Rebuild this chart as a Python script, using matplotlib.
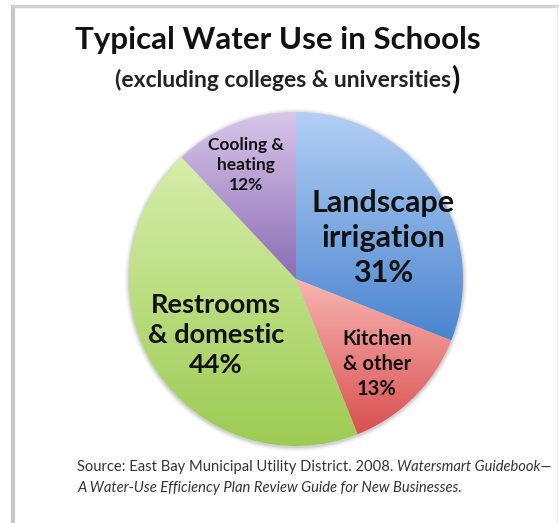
import numpy as np
import matplotlib.pyplot as plt
from matplotlib.colors import LinearSegmentedColormap
from matplotlib.patches import Circle

# slice data, clockwise from 12 o'clock
labels = ["Landscape\nirrigation\n31%", "Kitchen\n& other\n13%",
          "Restrooms\n& domestic\n44%", "Cooling &\nheating\n12%"]
shares = [31, 13, 44, 12]
light = ["#b3d0f5", "#f7b6b3", "#d6eeaa", "#d8c6ea"]
dark = ["#4a84cf", "#d9504f", "#9ccb52", "#8c6cb3"]

# label positions in pixels (from top-left) and font sizes
label_xy = [(383, 238), (377, 364), (216, 335), (246, 165)]
label_size = [22, 14.5, 19.5, 12.5]

W, H = 559, 523
plt.rcParams['font.family'] = ['Lato', 'DejaVu Sans']

fig = plt.figure(figsize=(W / 100, H / 100), dpi=100)
ax = fig.add_axes([0, 0, 1, 1])

cx, cy, r = 296, H - 279, 167

# soft shadow around the pie
for k, a in [(4, 0.10), (2.5, 0.15), (1.2, 0.25)]:
    ax.add_patch(Circle((cx, cy - 1), r + k, color="#9a9a9a", alpha=a, lw=0, zorder=1))

wedges, _ = ax.pie(shares, startangle=90, counterclock=False, center=(cx, cy),
                   radius=r, wedgeprops=dict(linewidth=0, facecolor="none"))

grad = np.linspace(0, 1, 256).reshape(-1, 1)
for w, c1, c2 in zip(wedges, light, dark):
    cmap = LinearSegmentedColormap.from_list("g", [c1, c2])
    path = w.get_path()
    verts = w.get_patch_transform().transform(path.vertices)
    y0, y1 = verts[:, 1].min(), verts[:, 1].max()
    im = ax.imshow(grad, cmap=cmap, extent=(cx - r, cx + r, y0, y1),
                   origin="upper", aspect="auto", zorder=2)
    im.set_clip_path(w)

for txt, (x, y), fs in zip(labels, label_xy, label_size):
    ax.text(x, H - y, txt, ha="center", va="center", fontsize=fs,
            fontweight="bold", color="#111111", linespacing=1.3, zorder=5)

ax.set_xlim(0, W)
ax.set_ylim(0, H)
ax.axis("off")

# frame lines
ax.plot([13, 13], [0, H - 5], color="#c8c8c8", lw=3, solid_capstyle="butt")
ax.plot([12, W], [H - 6, H - 6], color="#d2d2d2", lw=2.5, solid_capstyle="butt")
ax.plot([W - 2, W - 2], [0, H - 6], color="#eeeeee", lw=1)

# title
ax.text(278, H - 40, "Typical Water Use in Schools", ha="center", va="center",
        fontsize=22.5, fontweight="bold", color="#111111")
ax.text(451, H - 80, "(excluding colleges & universities", ha="right", va="center",
        fontsize=16.5, fontweight="bold", color="#222222")
ax.text(451, H - 79, ")", ha="left", va="center",
        fontsize=22, fontweight="bold", color="#111111")

# source note, mixed upright and italic
fig.canvas.draw()
rend = fig.canvas.get_renderer()
fs_src = 10.6
t1 = ax.text(77, H - 467, "Source: East Bay Municipal Utility District. 2008. ",
             ha="left", va="center", fontsize=fs_src, color="#333333")
bb = t1.get_window_extent(rend)
x_end = ax.transData.inverted().transform((bb.x1, 0))[0]
ax.text(x_end, H - 467, "Watersmart Guidebook\u2014", ha="left", va="center",
        fontsize=fs_src, style="italic", color="#333333")
ax.text(77, H - 488, "A Water-Use Efficiency Plan Review Guide for New Businesses.",
        ha="left", va="center", fontsize=fs_src, style="italic", color="#333333")

fig.savefig("out.png", dpi=100)
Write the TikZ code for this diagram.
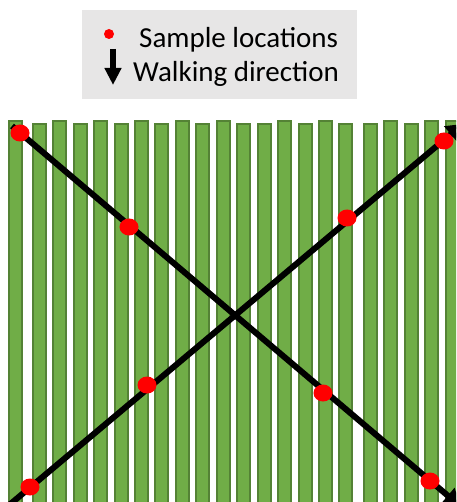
\documentclass[tikz,border=0pt]{standalone}
\usepackage{fontspec}
\setmainfont{Carlito}
\usetikzlibrary{arrows.meta,shapes.geometric}
\definecolor{barfill}{HTML}{70AD47}
\definecolor{barline}{HTML}{548235}
\definecolor{legendbg}{HTML}{E7E6E6}
\definecolor{dotred}{HTML}{FF0000}
\tikzset{
  bar/.style={fill=barfill,draw=barline,line width=2pt},
  walk/.style={line width=6pt,black,-{Triangle[width=20pt,length=16pt]}},
  sample/.style={ellipse,fill=dotred,inner sep=0pt,minimum width=19pt,minimum height=17pt},
  legtext/.style={anchor=base west,inner sep=0pt,font=\fontsize{29}{34}\selectfont},
}
\begin{document}
\begin{tikzpicture}[x=1pt,y=-1pt]
\useasboundingbox (0,0) rectangle (456,502);
\fill[white] (0,0) rectangle (456,502);
\begin{scope}
\clip (0,0) rectangle (456,502);
% legend
\fill[legendbg] (82,10) rectangle (357,99);
\node[circle,fill=dotred,inner sep=0pt,minimum size=10pt] (legdot) at (109,34) {};
\coordinate (legA) at (113,49);
\coordinate (legB) at (113,85);
\draw[line width=5.5pt,-{Triangle[width=16pt,length=17pt]}] (legA) -- (legB);
\node[legtext] (t1) at (139,48) {Sample locations};
\node[legtext] (t2) at (133,82) {Walking direction};
% bars
\foreach \x/\t in {9/121,33/124,53/121,74/124,94/121,115/124,135/121,155/124,176/121,196/124,217/121,237/124,258/124,278/121,299/124,319/121,339/124,364/124,384/121,405/124,425/121,446/121}{
  \draw[bar] (\x,\t) rectangle ++(13,392);
}
% walking paths
\coordinate (a1) at (12,126);
\coordinate (a2) at (460,506);
\coordinate (b1) at (8,506);
\coordinate (b2) at (463,124);
\draw[walk] (a1) -- (a2);
\draw[walk] (b1) -- (b2);
% sample dots
\node[sample] (s1) at (20,133) {};
\node[sample] (s2) at (129,227) {};
\node[sample] (s3) at (323,393) {};
\node[sample] (s4) at (430,481) {};
\node[sample] (s5) at (30,487) {};
\node[sample] (s6) at (147,385) {};
\node[sample] (s7) at (347,218) {};
\node[sample] (s8) at (444,141) {};
\end{scope}
\end{tikzpicture}
\end{document}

•••

● TASK:
Extract every line of the data exactly; pictures stay out.

● REPLY:
Rebuild this chart as a Python script, using matplotlib.
import numpy as np
import matplotlib.pyplot as plt
from matplotlib.colors import LinearSegmentedColormap
from matplotlib.patches import Circle

# slice data, clockwise from 12 o'clock
labels = ["Landscape\nirrigation\n31%", "Kitchen\n& other\n13%",
          "Restrooms\n& domestic\n44%", "Cooling &\nheating\n12%"]
shares = [31, 13, 44, 12]
light = ["#b3d0f5", "#f7b6b3", "#d6eeaa", "#d8c6ea"]
dark = ["#4a84cf", "#d9504f", "#9ccb52", "#8c6cb3"]

# label positions in pixels (from top-left) and font sizes
label_xy = [(383, 238), (377, 364), (216, 335), (246, 165)]
label_size = [22, 14.5, 19.5, 12.5]

W, H = 559, 523
plt.rcParams['font.family'] = ['Lato', 'DejaVu Sans']

fig = plt.figure(figsize=(W / 100, H / 100), dpi=100)
ax = fig.add_axes([0, 0, 1, 1])

cx, cy, r = 296, H - 279, 167

# soft shadow around the pie
for k, a in [(4, 0.10), (2.5, 0.15), (1.2, 0.25)]:
    ax.add_patch(Circle((cx, cy - 1), r + k, color="#9a9a9a", alpha=a, lw=0, zorder=1))

wedges, _ = ax.pie(shares, startangle=90, counterclock=False, center=(cx, cy),
                   radius=r, wedgeprops=dict(linewidth=0, facecolor="none"))

grad = np.linspace(0, 1, 256).reshape(-1, 1)
for w, c1, c2 in zip(wedges, light, dark):
    cmap = LinearSegmentedColormap.from_list("g", [c1, c2])
    path = w.get_path()
    verts = w.get_patch_transform().transform(path.vertices)
    y0, y1 = verts[:, 1].min(), verts[:, 1].max()
    im = ax.imshow(grad, cmap=cmap, extent=(cx - r, cx + r, y0, y1),
                   origin="upper", aspect="auto", zorder=2)
    im.set_clip_path(w)

for txt, (x, y), fs in zip(labels, label_xy, label_size):
    ax.text(x, H - y, txt, ha="center", va="center", fontsize=fs,
            fontweight="bold", color="#111111", linespacing=1.3, zorder=5)

ax.set_xlim(0, W)
ax.set_ylim(0, H)
ax.axis("off")

# frame lines
ax.plot([13, 13], [0, H - 5], color="#c8c8c8", lw=3, solid_capstyle="butt")
ax.plot([12, W], [H - 6, H - 6], color="#d2d2d2", lw=2.5, solid_capstyle="butt")
ax.plot([W - 2, W - 2], [0, H - 6], color="#eeeeee", lw=1)

# title
ax.text(278, H - 40, "Typical Water Use in Schools", ha="center", va="center",
        fontsize=22.5, fontweight="bold", color="#111111")
ax.text(451, H - 80, "(excluding colleges & universities", ha="right", va="center",
        fontsize=16.5, fontweight="bold", color="#222222")
ax.text(451, H - 79, ")", ha="left", va="center",
        fontsize=22, fontweight="bold", color="#111111")

# source note, mixed upright and italic
fig.canvas.draw()
rend = fig.canvas.get_renderer()
fs_src = 10.6
t1 = ax.text(77, H - 467, "Source: East Bay Municipal Utility District. 2008. ",
             ha="left", va="center", fontsize=fs_src, color="#333333")
bb = t1.get_window_extent(rend)
x_end = ax.transData.inverted().transform((bb.x1, 0))[0]
ax.text(x_end, H - 467, "Watersmart Guidebook\u2014", ha="left", va="center",
        fontsize=fs_src, style="italic", color="#333333")
ax.text(77, H - 488, "A Water-Use Efficiency Plan Review Guide for New Businesses.",
        ha="left", va="center", fontsize=fs_src, style="italic", color="#333333")

fig.savefig("out.png", dpi=100)
Write the TikZ code for this diagram.
\documentclass[tikz,border=0pt]{standalone}
\usepackage{fontspec}
\setmainfont{Carlito}
\usetikzlibrary{arrows.meta,shapes.geometric}
\definecolor{barfill}{HTML}{70AD47}
\definecolor{barline}{HTML}{548235}
\definecolor{legendbg}{HTML}{E7E6E6}
\definecolor{dotred}{HTML}{FF0000}
\tikzset{
  bar/.style={fill=barfill,draw=barline,line width=2pt},
  walk/.style={line width=6pt,black,-{Triangle[width=20pt,length=16pt]}},
  sample/.style={ellipse,fill=dotred,inner sep=0pt,minimum width=19pt,minimum height=17pt},
  legtext/.style={anchor=base west,inner sep=0pt,font=\fontsize{29}{34}\selectfont},
}
\begin{document}
\begin{tikzpicture}[x=1pt,y=-1pt]
\useasboundingbox (0,0) rectangle (456,502);
\fill[white] (0,0) rectangle (456,502);
\begin{scope}
\clip (0,0) rectangle (456,502);
% legend
\fill[legendbg] (82,10) rectangle (357,99);
\node[circle,fill=dotred,inner sep=0pt,minimum size=10pt] (legdot) at (109,34) {};
\coordinate (legA) at (113,49);
\coordinate (legB) at (113,85);
\draw[line width=5.5pt,-{Triangle[width=16pt,length=17pt]}] (legA) -- (legB);
\node[legtext] (t1) at (139,48) {Sample locations};
\node[legtext] (t2) at (133,82) {Walking direction};
% bars
\foreach \x/\t in {9/121,33/124,53/121,74/124,94/121,115/124,135/121,155/124,176/121,196/124,217/121,237/124,258/124,278/121,299/124,319/121,339/124,364/124,384/121,405/124,425/121,446/121}{
  \draw[bar] (\x,\t) rectangle ++(13,392);
}
% walking paths
\coordinate (a1) at (12,126);
\coordinate (a2) at (460,506);
\coordinate (b1) at (8,506);
\coordinate (b2) at (463,124);
\draw[walk] (a1) -- (a2);
\draw[walk] (b1) -- (b2);
% sample dots
\node[sample] (s1) at (20,133) {};
\node[sample] (s2) at (129,227) {};
\node[sample] (s3) at (323,393) {};
\node[sample] (s4) at (430,481) {};
\node[sample] (s5) at (30,487) {};
\node[sample] (s6) at (147,385) {};
\node[sample] (s7) at (347,218) {};
\node[sample] (s8) at (444,141) {};
\end{scope}
\end{tikzpicture}
\end{document}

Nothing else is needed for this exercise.